According to the Council, airlines have increased their fares tremendously charging more than double from Nairobi to most market destinations.
“Exporters are unable to meet these exorbitant prices. Yet they have to service orders for the European Mother’s Day this week,” further reads the statement.
On Sunday, Kenya Airways announced that it has turned to cargo business to plug the void created by the loss of passenger business, KFC wants the national carrier to utilize its passenger fleet for cargo to inject in extra capacity with a guaranteed Southbound traffic.
Hard Hit Flower Sector
Earlier submissions by the KFC to parliament pointed to a grim outcome for cut flower exports.
The Council estimated that the sector was losing approximately Ksh250 million per day and projected the industry was set to lose half of its value (approximately Ksh60 billion) by the end of 2020.

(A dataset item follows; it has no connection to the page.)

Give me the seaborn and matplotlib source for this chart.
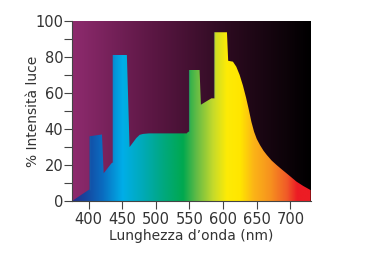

Up until now, the sector has laid off 30,000 temporary workers and sent another 40,000 workers on unpaid leave.
Fast forward in Monday’s press dispatch, the council stated that sales of cut flowers in overseas markets has been below 35% in the last one month.
“Prior to the o******k the capacity available per week was 5000 tonnes. Today the capacity stands at 1300 tonnes for all commodities including flowers, fish and vegetables. Yet the current demand for exports is 3500 tonnes per week,” read the statement.
The consequence the council says is that the 150,000 jobs are in jeopardy and a further 6 million people who are employed indirectly by the sector are at risk of losing their way of earning a living.